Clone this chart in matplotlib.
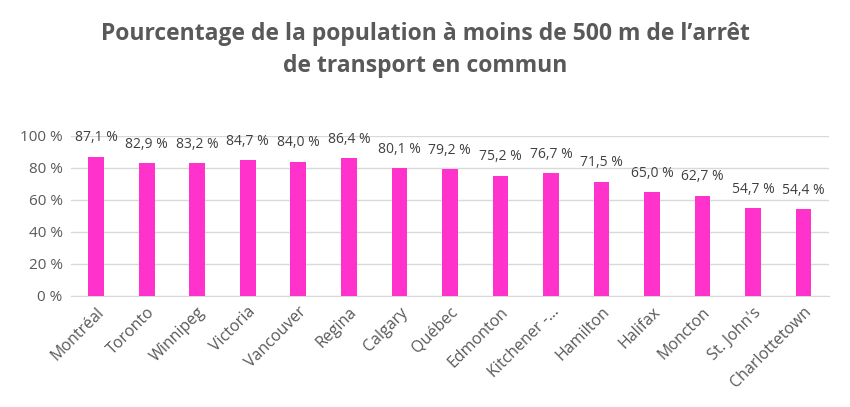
import matplotlib.pyplot as plt
import numpy as np

villes = ["Montréal", "Toronto", "Winnipeg", "Victoria", "Vancouver", "Regina",
          "Calgary", "Québec", "Edmonton", "Kitchener -...", "Hamilton", "Halifax",
          "Moncton", "St. John's", "Charlottetown"]
pourcentages = [87.1, 82.9, 83.2, 84.7, 84.0, 86.4, 80.1, 79.2, 75.2, 76.7,
                71.5, 65.0, 62.7, 54.7, 54.4]

plt.rcParams['font.family'] = ['Open Sans', 'DejaVu Sans']

fig = plt.figure(figsize=(8.5, 4.07), dpi=100)
ax = fig.add_axes([0.0835, 0.273, 0.8915, 0.393])

x = np.arange(len(villes))
ax.bar(x, pourcentages, width=0.31, color='#FF33CC', zorder=3)

for xi, v in zip(x, pourcentages):
    lab = f"{v:.1f}".replace(".", ",") + " %"
    ax.annotate(lab, (xi, v), xytext=(0, 8), textcoords='offset points',
                ha='center', va='bottom', fontsize=10, color='#404040')

ax.set_xlim(-0.5, len(villes) - 0.5)
ax.set_ylim(0, 100)
ax.set_yticks(range(0, 101, 20))
ax.set_yticklabels([f"{t} %" for t in range(0, 101, 20)], fontsize=11, color='#595959')
ax.set_xticks(x)
ax.set_xticklabels(villes, rotation=45, ha='right', rotation_mode='anchor',
                   fontsize=11.5, color='#595959')
ax.tick_params(axis='both', length=0, pad=6)
ax.grid(axis='y', color='#D9D9D9', linewidth=1, zorder=0)
for s in ['top', 'right', 'left']:
    ax.spines[s].set_visible(False)
ax.spines['bottom'].set_color('#D9D9D9')

fig.text(0.5, 0.945, "Pourcentage de la population à moins de 500 m de l’arrêt\nde transport en commun",
         ha='center', va='top', fontsize=16.5, fontweight='bold', color='#595959',
         linespacing=1.4)

fig.savefig("out.png", dpi=100)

──────────

WHAT THE EXERCISE ASKS
From the material above, reproduce everything verbatim except the pictures.

THE SOLUTION
Clone this chart in matplotlib.
import matplotlib.pyplot as plt
import numpy as np

villes = ["Montréal", "Toronto", "Winnipeg", "Victoria", "Vancouver", "Regina",
          "Calgary", "Québec", "Edmonton", "Kitchener -...", "Hamilton", "Halifax",
          "Moncton", "St. John's", "Charlottetown"]
pourcentages = [87.1, 82.9, 83.2, 84.7, 84.0, 86.4, 80.1, 79.2, 75.2, 76.7,
                71.5, 65.0, 62.7, 54.7, 54.4]

plt.rcParams['font.family'] = ['Open Sans', 'DejaVu Sans']

fig = plt.figure(figsize=(8.5, 4.07), dpi=100)
ax = fig.add_axes([0.0835, 0.273, 0.8915, 0.393])

x = np.arange(len(villes))
ax.bar(x, pourcentages, width=0.31, color='#FF33CC', zorder=3)

for xi, v in zip(x, pourcentages):
    lab = f"{v:.1f}".replace(".", ",") + " %"
    ax.annotate(lab, (xi, v), xytext=(0, 8), textcoords='offset points',
                ha='center', va='bottom', fontsize=10, color='#404040')

ax.set_xlim(-0.5, len(villes) - 0.5)
ax.set_ylim(0, 100)
ax.set_yticks(range(0, 101, 20))
ax.set_yticklabels([f"{t} %" for t in range(0, 101, 20)], fontsize=11, color='#595959')
ax.set_xticks(x)
ax.set_xticklabels(villes, rotation=45, ha='right', rotation_mode='anchor',
                   fontsize=11.5, color='#595959')
ax.tick_params(axis='both', length=0, pad=6)
ax.grid(axis='y', color='#D9D9D9', linewidth=1, zorder=0)
for s in ['top', 'right', 'left']:
    ax.spines[s].set_visible(False)
ax.spines['bottom'].set_color('#D9D9D9')

fig.text(0.5, 0.945, "Pourcentage de la population à moins de 500 m de l’arrêt\nde transport en commun",
         ha='center', va='top', fontsize=16.5, fontweight='bold', color='#595959',
         linespacing=1.4)

fig.savefig("out.png", dpi=100)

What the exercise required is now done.